Owl at Home in the Wilderness

Owl at HomeOwl at Home by Arnold Lobel

As a child, I knew children's author-illustrator Arnold Lobel for his fabulously funny, slyly philosophical Frog and Toad books. Lobel died young (downer), but he did create at least one other iconic animal character to help kids and adults alike through this bumpy journey called life: Owl.

Owl at Home shares the Frog and Toad books' virtues of empathy and humor, coziness and comically unfounded terror. Both of my kids loved Owl.

When he was 7, my older son saw me typing up my thoughts on Owl at Home and asked me, "Is this review going to go to the person who wrote the book?"

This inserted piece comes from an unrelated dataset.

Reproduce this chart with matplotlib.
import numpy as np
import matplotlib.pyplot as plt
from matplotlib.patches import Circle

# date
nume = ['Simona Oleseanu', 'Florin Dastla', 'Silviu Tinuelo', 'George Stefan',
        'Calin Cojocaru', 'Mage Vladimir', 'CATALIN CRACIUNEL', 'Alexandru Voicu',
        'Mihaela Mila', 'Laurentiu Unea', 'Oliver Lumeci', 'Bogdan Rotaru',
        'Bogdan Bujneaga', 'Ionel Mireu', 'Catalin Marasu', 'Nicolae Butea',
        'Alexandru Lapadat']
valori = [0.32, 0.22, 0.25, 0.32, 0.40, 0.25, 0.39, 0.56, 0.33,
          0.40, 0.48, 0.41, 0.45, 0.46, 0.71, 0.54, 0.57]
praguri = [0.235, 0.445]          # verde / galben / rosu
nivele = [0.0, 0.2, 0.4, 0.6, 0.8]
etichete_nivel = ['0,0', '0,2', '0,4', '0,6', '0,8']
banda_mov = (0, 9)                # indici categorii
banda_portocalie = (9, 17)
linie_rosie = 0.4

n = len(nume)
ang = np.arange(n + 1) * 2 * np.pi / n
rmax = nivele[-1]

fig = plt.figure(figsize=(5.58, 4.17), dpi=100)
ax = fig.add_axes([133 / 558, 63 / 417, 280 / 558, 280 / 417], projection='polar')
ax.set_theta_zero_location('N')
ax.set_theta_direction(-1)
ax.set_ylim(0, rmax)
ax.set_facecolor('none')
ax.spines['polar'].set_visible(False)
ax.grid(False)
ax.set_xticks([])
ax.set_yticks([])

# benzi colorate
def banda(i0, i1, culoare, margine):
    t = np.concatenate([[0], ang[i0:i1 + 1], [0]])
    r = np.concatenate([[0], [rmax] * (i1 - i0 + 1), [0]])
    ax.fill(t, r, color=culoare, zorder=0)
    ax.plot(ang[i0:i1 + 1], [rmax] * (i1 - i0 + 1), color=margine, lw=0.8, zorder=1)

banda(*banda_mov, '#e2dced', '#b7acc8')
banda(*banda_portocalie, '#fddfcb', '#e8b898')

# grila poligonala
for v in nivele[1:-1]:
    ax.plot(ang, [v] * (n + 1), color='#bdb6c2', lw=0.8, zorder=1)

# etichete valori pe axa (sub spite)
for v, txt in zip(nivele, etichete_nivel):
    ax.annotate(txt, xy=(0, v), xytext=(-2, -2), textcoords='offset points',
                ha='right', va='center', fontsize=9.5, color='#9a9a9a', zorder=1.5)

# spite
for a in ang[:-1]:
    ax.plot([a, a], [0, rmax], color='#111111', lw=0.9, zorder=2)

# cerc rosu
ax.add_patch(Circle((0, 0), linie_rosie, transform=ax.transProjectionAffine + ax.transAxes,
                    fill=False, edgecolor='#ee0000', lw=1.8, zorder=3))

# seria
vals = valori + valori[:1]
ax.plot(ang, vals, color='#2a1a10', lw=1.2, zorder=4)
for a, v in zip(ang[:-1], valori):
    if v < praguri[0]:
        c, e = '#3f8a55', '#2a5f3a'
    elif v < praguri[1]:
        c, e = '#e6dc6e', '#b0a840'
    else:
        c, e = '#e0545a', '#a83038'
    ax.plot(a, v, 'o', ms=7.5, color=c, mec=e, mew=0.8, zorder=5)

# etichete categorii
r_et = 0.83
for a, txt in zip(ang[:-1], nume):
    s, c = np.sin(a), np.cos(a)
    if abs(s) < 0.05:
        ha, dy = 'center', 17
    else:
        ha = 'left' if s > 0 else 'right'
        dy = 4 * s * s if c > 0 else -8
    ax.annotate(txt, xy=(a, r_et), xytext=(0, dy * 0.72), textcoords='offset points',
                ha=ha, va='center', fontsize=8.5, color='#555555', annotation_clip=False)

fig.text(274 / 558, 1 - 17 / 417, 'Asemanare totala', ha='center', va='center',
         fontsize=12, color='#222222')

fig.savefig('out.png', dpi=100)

"No," I said authoritatively, "unfortunately the man who wrote it died a long time ago."

"How do you know he died?"

"Uh, I looked it up on the internet," I mumbled, ashamed.

"Did he make another chubby owl story?"

Alas, no. In any case, it would have been a tough act to follow. This is the finest group of chubby owl stories ever written. "He made the owl so chubby," my son said. The owl is indeed very cute and also, according to my kids, "very, very crazy" and "very stupid." But endearingly so. "Tear-Water Tea" is as funny as anything I've come across in a children's book, including the wickedly funny George and Martha. So is "Strange Bumps." It's perfect as is--one would almost hate to see a sequel involving an arrogant badger or annoying weasel (even as a fan of stories with a good annoying weasel). Owl's character is wedded to a confrontation with nature that he must carry out alone, without weasels and badgers to aid or hamper him. That's because, behind the children's illustrations and large type and simple words is a rather profound reflection of the confused and eager state of the human being alone with himself--and even of the human condition altogether, so eager and confused and alone in the wilderness.